→ What to produce: Which lines contain the word "diagram"? Return each of them as written.

--------------------------------

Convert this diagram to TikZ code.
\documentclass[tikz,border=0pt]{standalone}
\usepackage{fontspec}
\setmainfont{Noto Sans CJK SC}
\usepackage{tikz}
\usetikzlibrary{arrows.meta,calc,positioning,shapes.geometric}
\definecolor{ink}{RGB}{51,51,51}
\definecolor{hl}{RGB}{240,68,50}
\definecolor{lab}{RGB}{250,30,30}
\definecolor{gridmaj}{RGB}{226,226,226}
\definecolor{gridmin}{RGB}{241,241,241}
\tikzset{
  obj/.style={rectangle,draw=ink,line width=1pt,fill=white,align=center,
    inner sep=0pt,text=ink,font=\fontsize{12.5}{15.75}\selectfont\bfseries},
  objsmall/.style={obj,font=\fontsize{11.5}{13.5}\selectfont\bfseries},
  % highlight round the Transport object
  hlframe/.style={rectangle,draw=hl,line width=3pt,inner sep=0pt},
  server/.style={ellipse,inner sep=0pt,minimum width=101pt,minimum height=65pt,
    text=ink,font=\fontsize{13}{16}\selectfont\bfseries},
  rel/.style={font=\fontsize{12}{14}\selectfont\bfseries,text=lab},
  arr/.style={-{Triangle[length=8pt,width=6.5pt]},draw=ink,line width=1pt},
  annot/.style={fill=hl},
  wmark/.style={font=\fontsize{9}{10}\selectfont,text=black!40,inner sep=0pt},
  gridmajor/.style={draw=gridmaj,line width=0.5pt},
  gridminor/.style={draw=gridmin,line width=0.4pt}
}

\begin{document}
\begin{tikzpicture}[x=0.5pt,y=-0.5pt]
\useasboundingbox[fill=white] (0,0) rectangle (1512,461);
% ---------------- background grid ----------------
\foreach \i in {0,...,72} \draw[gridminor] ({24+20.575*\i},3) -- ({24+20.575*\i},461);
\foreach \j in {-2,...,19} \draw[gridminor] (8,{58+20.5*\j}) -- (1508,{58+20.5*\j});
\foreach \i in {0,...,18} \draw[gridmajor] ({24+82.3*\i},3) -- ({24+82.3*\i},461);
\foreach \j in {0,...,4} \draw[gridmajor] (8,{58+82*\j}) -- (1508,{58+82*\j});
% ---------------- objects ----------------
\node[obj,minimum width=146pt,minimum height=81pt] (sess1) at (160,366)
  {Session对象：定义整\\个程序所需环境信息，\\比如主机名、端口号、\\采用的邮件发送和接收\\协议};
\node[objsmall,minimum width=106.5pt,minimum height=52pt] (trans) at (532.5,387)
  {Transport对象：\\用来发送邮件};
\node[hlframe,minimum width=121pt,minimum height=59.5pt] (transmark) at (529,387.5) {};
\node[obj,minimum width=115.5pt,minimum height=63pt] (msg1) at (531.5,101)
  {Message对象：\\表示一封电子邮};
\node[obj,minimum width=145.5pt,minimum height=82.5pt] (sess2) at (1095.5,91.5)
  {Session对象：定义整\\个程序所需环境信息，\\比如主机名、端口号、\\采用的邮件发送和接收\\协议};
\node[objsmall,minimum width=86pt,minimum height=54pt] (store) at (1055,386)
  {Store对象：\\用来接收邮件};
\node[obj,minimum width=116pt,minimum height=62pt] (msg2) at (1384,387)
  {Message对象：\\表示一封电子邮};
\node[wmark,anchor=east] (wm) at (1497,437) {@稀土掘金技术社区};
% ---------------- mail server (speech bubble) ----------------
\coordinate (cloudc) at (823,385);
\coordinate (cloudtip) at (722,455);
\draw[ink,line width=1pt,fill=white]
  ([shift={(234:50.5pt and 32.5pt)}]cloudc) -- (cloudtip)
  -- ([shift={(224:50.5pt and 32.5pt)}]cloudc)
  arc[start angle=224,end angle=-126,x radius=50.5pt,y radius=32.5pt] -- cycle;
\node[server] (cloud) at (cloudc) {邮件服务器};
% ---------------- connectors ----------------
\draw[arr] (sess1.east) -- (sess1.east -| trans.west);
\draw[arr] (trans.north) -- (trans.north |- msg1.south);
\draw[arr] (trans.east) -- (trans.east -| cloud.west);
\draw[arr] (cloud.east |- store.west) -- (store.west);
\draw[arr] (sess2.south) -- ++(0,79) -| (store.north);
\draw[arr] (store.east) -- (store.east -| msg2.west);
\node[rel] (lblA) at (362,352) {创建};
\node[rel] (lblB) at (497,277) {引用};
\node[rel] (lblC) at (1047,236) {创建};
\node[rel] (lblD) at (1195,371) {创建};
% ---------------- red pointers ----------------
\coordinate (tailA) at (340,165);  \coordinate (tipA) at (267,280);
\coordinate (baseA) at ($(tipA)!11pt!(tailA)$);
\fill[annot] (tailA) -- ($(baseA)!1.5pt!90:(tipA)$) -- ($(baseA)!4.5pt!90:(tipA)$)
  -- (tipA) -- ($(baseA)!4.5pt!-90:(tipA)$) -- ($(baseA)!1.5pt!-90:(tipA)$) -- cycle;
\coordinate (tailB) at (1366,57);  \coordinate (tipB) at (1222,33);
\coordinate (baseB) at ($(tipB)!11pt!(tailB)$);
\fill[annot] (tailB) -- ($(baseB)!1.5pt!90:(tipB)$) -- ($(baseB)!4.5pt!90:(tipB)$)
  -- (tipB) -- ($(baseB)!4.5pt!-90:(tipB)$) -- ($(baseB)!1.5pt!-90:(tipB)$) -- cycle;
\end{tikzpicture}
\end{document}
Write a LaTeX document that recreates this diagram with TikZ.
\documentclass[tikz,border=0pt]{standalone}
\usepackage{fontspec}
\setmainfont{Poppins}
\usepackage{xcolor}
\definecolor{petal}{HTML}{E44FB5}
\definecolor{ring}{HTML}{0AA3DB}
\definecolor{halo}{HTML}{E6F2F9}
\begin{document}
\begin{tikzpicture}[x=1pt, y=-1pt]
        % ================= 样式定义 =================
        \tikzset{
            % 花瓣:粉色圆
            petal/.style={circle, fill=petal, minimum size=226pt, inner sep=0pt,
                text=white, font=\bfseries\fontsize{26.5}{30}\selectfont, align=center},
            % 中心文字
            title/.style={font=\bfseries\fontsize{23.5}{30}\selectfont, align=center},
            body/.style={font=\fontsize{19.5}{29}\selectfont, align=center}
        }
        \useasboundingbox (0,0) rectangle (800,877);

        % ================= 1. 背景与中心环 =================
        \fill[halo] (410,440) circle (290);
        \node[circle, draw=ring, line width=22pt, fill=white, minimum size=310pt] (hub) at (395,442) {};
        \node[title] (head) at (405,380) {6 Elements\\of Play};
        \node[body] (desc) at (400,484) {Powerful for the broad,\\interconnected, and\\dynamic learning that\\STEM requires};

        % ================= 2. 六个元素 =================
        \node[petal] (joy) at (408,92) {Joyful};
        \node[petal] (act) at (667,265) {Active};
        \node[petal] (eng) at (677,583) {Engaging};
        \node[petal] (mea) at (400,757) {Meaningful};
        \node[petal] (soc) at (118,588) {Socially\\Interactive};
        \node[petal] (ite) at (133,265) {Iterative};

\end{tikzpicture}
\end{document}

--------------------------------

→ Full output:
Convert this diagram to TikZ code.
Write a LaTeX document that recreates this diagram with TikZ.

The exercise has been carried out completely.